A Hawke's Bay school has achieved one of the country's highest NCEA pass rates, with 100 per cent of Woodford House students passing NCEA last year.

In 2015, 100 per cent of Woodford House students passed NCEA levels one, two, and three, and achieved a university entrance pass rate of 97.7 per cent - one of the highest in the country.

Principal Julie Peterson said the school was "absolutely delighted" with the result.

"Our girls and staff have worked so hard to achieve outstanding success," she said.


When Mrs Peterson began at the school last year, the NCEA university entrance pass rate was almost 10 per cent lower, at 88.6 per cent.

Last year's 100 per cent across all levels was also an improvement on 2014s results - the school achieved 100 per cent pass rates in levels 1 and 2, and 95.5 per cent in Level 3.

The increase was said to be a result of dedication, drive, and commitment from the girls, the staff, boards and parents.

The school did not drive "the girls just for percentages", but girls drove themselves to learn and achieve, Mrs Peterson said.

Teachers also went the extra mile to help students achieve their goals, through extended lessons, and tutorials during lunch time or holidays.

"We're here to support them, we're here to provide the structure and the scaffold and the opportunities," Mrs Peterson said.

"Our girls want to go into successful tertiary employment pathways, they want to be leaders in their field.

"It's not unusual for them to have highly aspirational goals in their own individual pathway," she said.


The school establishes high expectations for students when they begin in Year 7, so girls can face the "academic rigour" of the senior school, Mrs Peterson said.

"They enjoy success.

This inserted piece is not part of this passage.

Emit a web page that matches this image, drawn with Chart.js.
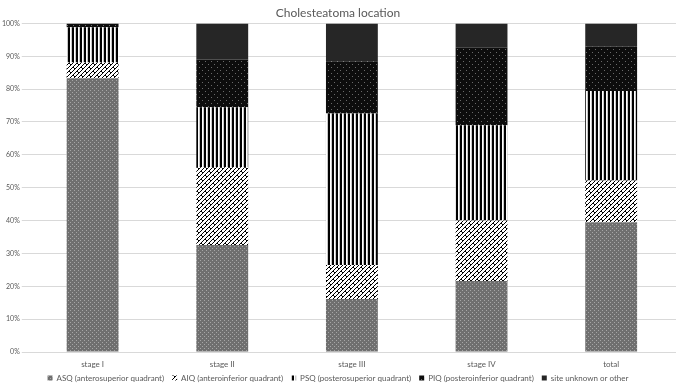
<!DOCTYPE html>
<html>
<head>
<meta charset="utf-8">
<script src="https://cdn.jsdelivr.net/npm/chart.js@4"></script>
<style>
  html, body { margin: 0; padding: 0; background: #fff; }
  #wrap { width: 676px; height: 386px; }
</style>
</head>
<body>
<div id="wrap"><canvas id="chart" width="676" height="386"></canvas></div>
<script>
// --- datos ---
const categories = ['stage I', 'stage II', 'stage III', 'stage IV', 'total'];
const seriesNames = [
  'ASQ (anterosuperior quadrant)',
  'AIQ (anteroinferior quadrant)',
  'PSQ (posterosuperior quadrant)',
  'PIQ (posteroinferior quadrant)',
  'site unknown or other'
];
const asq  = [83.3, 32.6, 16.1, 21.6, 39.5];
const aiq  = [4.8, 23.6, 10.4, 18.4, 12.7];
const psq  = [10.7, 18.3, 46.1, 29.0, 27.2];
const piq  = [1.2, 14.5, 15.9, 23.6, 13.5];
const site = [0, 11.0, 11.5, 7.4, 7.1];
const yTicks = [0, 10, 20, 30, 40, 50, 60, 70, 80, 90, 100];

// --- patrones ---
function makeTile(w, h, draw) {
  const c = document.createElement('canvas');
  c.width = w; c.height = h;
  const ctx = c.getContext('2d');
  draw(ctx);
  return document.createElement('canvas').getContext('2d').createPattern(c, 'repeat');
}

const dotsGray = makeTile(4, 4, ctx => {
  ctx.fillStyle = '#6f6f6f';
  ctx.fillRect(0, 0, 4, 4);
  ctx.fillStyle = '#a6a6a6';
  ctx.fillRect(0, 0, 1, 1);
  ctx.fillRect(2, 2, 1, 1);
});

const weave = makeTile(8, 8, ctx => {
  ctx.fillStyle = '#fff';
  ctx.fillRect(0, 0, 8, 8);
  ctx.strokeStyle = '#000';
  ctx.lineWidth = 1;
  ctx.beginPath();
  // diagonales "/"
  ctx.moveTo(-1, 9); ctx.lineTo(9, -1);
  ctx.moveTo(-5, 9); ctx.lineTo(5, -1);
  ctx.moveTo(3, 9); ctx.lineTo(13, -1);
  // trazos cortos "\"
  ctx.moveTo(1, 3); ctx.lineTo(3, 5);
  ctx.moveTo(5, 7); ctx.lineTo(7, 9);
  ctx.moveTo(5, -1); ctx.lineTo(7, 1);
  ctx.stroke();
});

const stripes = makeTile(4, 1, ctx => {
  ctx.fillStyle = '#000';
  ctx.fillRect(0, 0, 2, 1);
  ctx.fillStyle = '#fff';
  ctx.fillRect(2, 0, 1, 1);
  ctx.fillStyle = '#c8c8c8';
  ctx.fillRect(3, 0, 1, 1);
});

const dotsDark = makeTile(6, 6, ctx => {
  ctx.fillStyle = '#0d0d0d';
  ctx.fillRect(0, 0, 6, 6);
  ctx.fillStyle = '#6a6a6a';
  ctx.fillRect(1, 1, 1, 1);
  ctx.fillRect(4, 4, 1, 1);
});

const fills = [dotsGray, weave, stripes, dotsDark, '#262626'];
const values = [asq, aiq, psq, piq, site];

const FONT = 'Lato, "Open Sans", sans-serif';
const TEXT = '#595959';

// leyenda pegada a las etiquetas del eje x
const LEGEND_TRIM = 17.6;
const LEGEND_LIFT = 11.6;
const legendTrim = {
  id: 'legendTrim',
  afterInit(chart) {
    const lg = chart.legend;
    const fit = lg.fit;
    lg.fit = function () {
      fit.call(this);
      this.height -= LEGEND_TRIM;
    };
  },
  afterLayout(chart) {
    chart.legend.top -= LEGEND_LIFT;
    chart.legend.height += LEGEND_LIFT;
  }
};

new Chart(document.getElementById('chart'), {
  type: 'bar',
  data: {
    labels: categories,
    datasets: seriesNames.map((name, i) => ({
      label: name,
      data: values[i],
      backgroundColor: fills[i],
      borderWidth: 0,
      categoryPercentage: 1,
      barPercentage: 0.4
    }))
  },
  options: {
    responsive: false,
    animation: false,
    layout: { padding: 0 },
    scales: {
      x: {
        stacked: true,
        grid: { display: false, drawTicks: false },
        border: { display: false },
        ticks: { color: TEXT, font: { family: FONT, size: 8 }, padding: 8 }
      },
      y: {
        stacked: true,
        min: 0,
        max: 100,
        afterBuildTicks: axis => { axis.ticks = yTicks.map(v => ({ value: v })); },
        grid: { color: '#d9d9d9', lineWidth: 1, tickLength: 6 },
        border: { display: false },
        ticks: {
          color: TEXT,
          font: { family: FONT, size: 7 },
          padding: 2,
          callback: v => v + '%'
        }
      }
    },
    plugins: {
      title: {
        display: true,
        text: 'Cholesteatoma location',
        color: TEXT,
        font: { family: FONT, size: 12, weight: 'normal' },
        padding: { top: 6, bottom: 3 }
      },
      legend: {
        position: 'bottom',
        labels: {
          color: TEXT,
          font: { family: FONT, size: 8 },
          boxWidth: 5,
          boxHeight: 5,
          padding: 8
        }
      },
      tooltip: { enabled: false }
    }
  },
  plugins: [legendTrim]
});
</script>
</body>
</html>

They get a taste of that in the intermediate years, that feeling of feeling good about yourself, that you are always striving to achieve your personal best whether that be in the classroom, or on the sports field, or in the cultural arena."

While other qualifications had their benefits, Mrs Peterson said they found NCEA was a good vehicle for girls to meet their credentials for their education pathway.

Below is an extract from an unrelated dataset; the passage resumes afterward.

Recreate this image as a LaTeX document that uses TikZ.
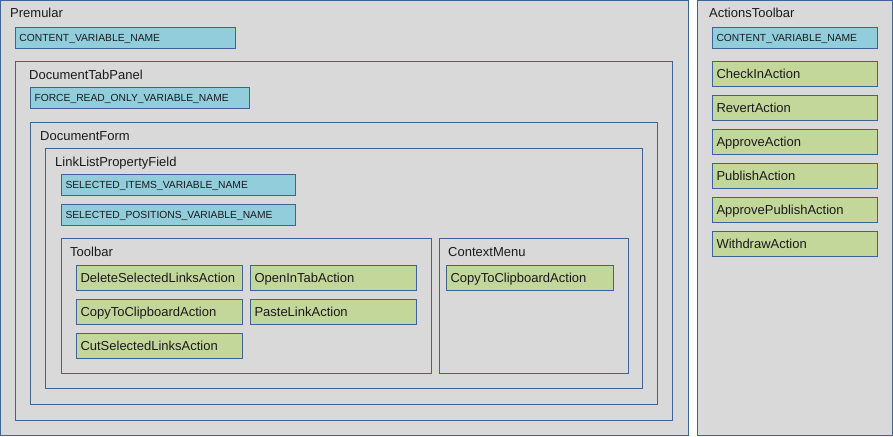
\documentclass[tikz,border=0pt]{standalone}
\usepackage{fontspec}
\setmainfont{Liberation Sans}
\usetikzlibrary{positioning}
\definecolor{paneledge}{HTML}{3F6394}
\definecolor{panelfill}{HTML}{D9D9D9}
\definecolor{varfill}{HTML}{92CDDC}
\definecolor{actfill}{HTML}{C4D79B}
\definecolor{inktext}{HTML}{1A1A1A}
\tikzset{
  panel/.style={draw=paneledge, fill=panelfill, line width=1pt},
  paneltitle/.style={anchor=base west, inner sep=0pt, text=inktext, font=\fontsize{13}{15}\selectfont},
  varbox/.style={draw=paneledge, fill=varfill, line width=1pt, anchor=north west,
    minimum height=21pt, text width=#1, align=left, inner xsep=4pt, inner ysep=0pt,
    text height=9pt, text depth=1.6pt,
    text=inktext, font=\fontsize{10.3}{12}\selectfont},
  actbox/.style={draw=paneledge, fill=actfill, line width=1pt, anchor=north west,
    minimum height=25pt, text width=#1, align=left, inner xsep=4pt, inner ysep=0pt,
    text height=11pt, text depth=1.7pt,
    text=inktext, font=\fontsize{13}{15}\selectfont},
}
\begin{document}
\begin{tikzpicture}[x=1pt, y=-1pt]
\useasboundingbox (0,0) rectangle (893,436);
% --- Premular ---
\draw[panel] (0.5,0.5) rectangle (688.5,435.5);
\node[paneltitle] (premular) at (10,18) {Premular};
\node[varbox=212pt] (contentvar) at (15,27) {CONTENT\_VARIABLE\_NAME};
% --- DocumentTabPanel ---
\draw[panel] (15.5,61.5) rectangle (672.5,420.5);
\node[paneltitle] (tabpanel) at (29,79) {DocumentTabPanel};
\node[varbox=211pt] (forcevar) at (30,87) {FORCE\_READ\_ONLY\_VARIABLE\_NAME};
% --- DocumentForm ---
\draw[panel] (30.5,122.5) rectangle (657.5,404.5);
\node[paneltitle] (docform) at (40,140) {DocumentForm};
% --- LinkListPropertyField ---
\draw[panel] (45.5,148.5) rectangle (642.5,388.5);
\node[paneltitle] (linkfield) at (55,166) {LinkListPropertyField};
\node[varbox=226pt] (selitems) at (61,174) {SELECTED\_ITEMS\_VARIABLE\_NAME};
\node[varbox=226pt, below=8pt of selitems] (selpos) {SELECTED\_POSITIONS\_VARIABLE\_NAME};
% --- Toolbar ---
\draw[panel] (61.5,238.5) rectangle (431.5,373.5);
\node[paneltitle] (toolbar) at (70,256) {Toolbar};
\node[actbox=158pt] (delsel) at (76,265) {DeleteSelectedLinksAction};
\node[actbox=158pt, right=7pt of delsel] (opentab) {OpenInTabAction};
\node[actbox=158pt, below=8pt of delsel] (copyclip) {CopyToClipboardAction};
\node[actbox=158pt, below=8pt of opentab] (pastelink) {PasteLinkAction};
\node[actbox=158pt, below=8pt of copyclip] (cutsel) {CutSelectedLinksAction};
% --- ContextMenu ---
\draw[panel] (439.5,238.5) rectangle (628.5,373.5);
\node[paneltitle] (ctxmenu) at (448,256) {ContextMenu};
\node[actbox=159pt] (ctxcopy) at (446,265) {CopyToClipboardAction};
% --- ActionsToolbar ---
\draw[panel] (697.5,0.5) rectangle (892.5,435.5);
\node[paneltitle] (actbar) at (709,18) {ActionsToolbar};
\node[varbox=157pt] (barvar) at (712,27) {CONTENT\_VARIABLE\_NAME};
\node[actbox=157pt] (checkin) at (712,61) {CheckInAction};
\node[actbox=157pt, below=8pt of checkin] (revert) {RevertAction};
\node[actbox=157pt, below=8pt of revert] (approve) {ApproveAction};
\node[actbox=157pt, below=8pt of approve] (publish) {PublishAction};
\node[actbox=157pt, below=8pt of publish] (apppub) {ApprovePublishAction};
\node[actbox=157pt, below=8pt of apppub] (withdraw) {WithdrawAction};
\end{tikzpicture}
\end{document}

"We call it learner-centred here rather than learning-centred, so it's the girl at the heart of it.

"The wonderful thing about NCEA is it allows us the capacity to customise or personalise a learning programme for an individual student."

The school also uses "incentivised learning" to reward success.

When the 2015 NCEA results came out, students were rewarded with free icecreams from the Edge radio station, and staff celebrated at St George's, she said.